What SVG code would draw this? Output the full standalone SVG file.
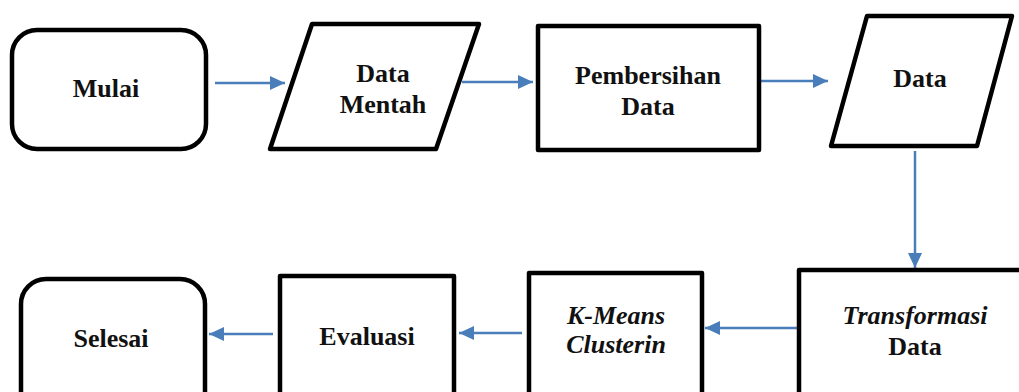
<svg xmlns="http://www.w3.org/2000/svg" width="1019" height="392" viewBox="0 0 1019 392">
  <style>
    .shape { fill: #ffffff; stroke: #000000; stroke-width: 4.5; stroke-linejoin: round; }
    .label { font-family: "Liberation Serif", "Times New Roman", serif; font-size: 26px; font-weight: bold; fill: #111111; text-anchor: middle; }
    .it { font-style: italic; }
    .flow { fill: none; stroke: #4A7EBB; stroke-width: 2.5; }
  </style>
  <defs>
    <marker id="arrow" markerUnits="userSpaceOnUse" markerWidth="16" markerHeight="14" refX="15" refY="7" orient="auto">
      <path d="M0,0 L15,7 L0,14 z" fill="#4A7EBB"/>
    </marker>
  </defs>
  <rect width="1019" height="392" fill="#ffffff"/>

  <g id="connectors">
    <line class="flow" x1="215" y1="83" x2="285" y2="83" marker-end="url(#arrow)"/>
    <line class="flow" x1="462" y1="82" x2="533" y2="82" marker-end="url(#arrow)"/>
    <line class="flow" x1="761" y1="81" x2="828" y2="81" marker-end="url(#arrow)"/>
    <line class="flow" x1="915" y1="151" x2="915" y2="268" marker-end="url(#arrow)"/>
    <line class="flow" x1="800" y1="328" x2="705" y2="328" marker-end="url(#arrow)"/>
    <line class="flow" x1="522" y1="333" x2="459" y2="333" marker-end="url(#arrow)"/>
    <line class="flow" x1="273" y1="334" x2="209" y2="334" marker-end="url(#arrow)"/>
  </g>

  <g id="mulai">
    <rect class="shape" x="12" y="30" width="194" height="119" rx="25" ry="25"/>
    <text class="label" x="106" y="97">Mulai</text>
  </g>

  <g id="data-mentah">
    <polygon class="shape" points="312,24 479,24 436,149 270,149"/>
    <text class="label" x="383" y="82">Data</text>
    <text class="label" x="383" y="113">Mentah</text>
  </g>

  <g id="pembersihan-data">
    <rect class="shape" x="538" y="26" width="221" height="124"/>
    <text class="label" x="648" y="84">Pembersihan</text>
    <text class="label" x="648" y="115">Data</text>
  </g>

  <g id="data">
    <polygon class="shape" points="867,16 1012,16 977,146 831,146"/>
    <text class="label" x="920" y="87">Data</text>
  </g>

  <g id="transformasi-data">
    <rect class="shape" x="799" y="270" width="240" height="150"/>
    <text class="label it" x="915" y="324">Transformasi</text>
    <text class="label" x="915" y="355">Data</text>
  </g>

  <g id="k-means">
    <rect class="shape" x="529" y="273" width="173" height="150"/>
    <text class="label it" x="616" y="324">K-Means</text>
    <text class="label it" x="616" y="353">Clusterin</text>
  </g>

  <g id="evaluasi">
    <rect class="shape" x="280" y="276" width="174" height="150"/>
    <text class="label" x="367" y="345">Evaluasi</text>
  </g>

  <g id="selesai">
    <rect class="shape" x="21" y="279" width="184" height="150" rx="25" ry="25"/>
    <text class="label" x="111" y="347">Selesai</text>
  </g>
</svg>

··········

▸ **STATED TASK**: From start to finish, output the listing exactly, but omit its pictures.

▸ **SOLVED PROBLEM**:
What SVG code would draw this? Output the full standalone SVG file.
<svg xmlns="http://www.w3.org/2000/svg" width="1019" height="392" viewBox="0 0 1019 392">
  <style>
    .shape { fill: #ffffff; stroke: #000000; stroke-width: 4.5; stroke-linejoin: round; }
    .label { font-family: "Liberation Serif", "Times New Roman", serif; font-size: 26px; font-weight: bold; fill: #111111; text-anchor: middle; }
    .it { font-style: italic; }
    .flow { fill: none; stroke: #4A7EBB; stroke-width: 2.5; }
  </style>
  <defs>
    <marker id="arrow" markerUnits="userSpaceOnUse" markerWidth="16" markerHeight="14" refX="15" refY="7" orient="auto">
      <path d="M0,0 L15,7 L0,14 z" fill="#4A7EBB"/>
    </marker>
  </defs>
  <rect width="1019" height="392" fill="#ffffff"/>

  <g id="connectors">
    <line class="flow" x1="215" y1="83" x2="285" y2="83" marker-end="url(#arrow)"/>
    <line class="flow" x1="462" y1="82" x2="533" y2="82" marker-end="url(#arrow)"/>
    <line class="flow" x1="761" y1="81" x2="828" y2="81" marker-end="url(#arrow)"/>
    <line class="flow" x1="915" y1="151" x2="915" y2="268" marker-end="url(#arrow)"/>
    <line class="flow" x1="800" y1="328" x2="705" y2="328" marker-end="url(#arrow)"/>
    <line class="flow" x1="522" y1="333" x2="459" y2="333" marker-end="url(#arrow)"/>
    <line class="flow" x1="273" y1="334" x2="209" y2="334" marker-end="url(#arrow)"/>
  </g>

  <g id="mulai">
    <rect class="shape" x="12" y="30" width="194" height="119" rx="25" ry="25"/>
    <text class="label" x="106" y="97">Mulai</text>
  </g>

  <g id="data-mentah">
    <polygon class="shape" points="312,24 479,24 436,149 270,149"/>
    <text class="label" x="383" y="82">Data</text>
    <text class="label" x="383" y="113">Mentah</text>
  </g>

  <g id="pembersihan-data">
    <rect class="shape" x="538" y="26" width="221" height="124"/>
    <text class="label" x="648" y="84">Pembersihan</text>
    <text class="label" x="648" y="115">Data</text>
  </g>

  <g id="data">
    <polygon class="shape" points="867,16 1012,16 977,146 831,146"/>
    <text class="label" x="920" y="87">Data</text>
  </g>

  <g id="transformasi-data">
    <rect class="shape" x="799" y="270" width="240" height="150"/>
    <text class="label it" x="915" y="324">Transformasi</text>
    <text class="label" x="915" y="355">Data</text>
  </g>

  <g id="k-means">
    <rect class="shape" x="529" y="273" width="173" height="150"/>
    <text class="label it" x="616" y="324">K-Means</text>
    <text class="label it" x="616" y="353">Clusterin</text>
  </g>

  <g id="evaluasi">
    <rect class="shape" x="280" y="276" width="174" height="150"/>
    <text class="label" x="367" y="345">Evaluasi</text>
  </g>

  <g id="selesai">
    <rect class="shape" x="21" y="279" width="184" height="150" rx="25" ry="25"/>
    <text class="label" x="111" y="347">Selesai</text>
  </g>
</svg>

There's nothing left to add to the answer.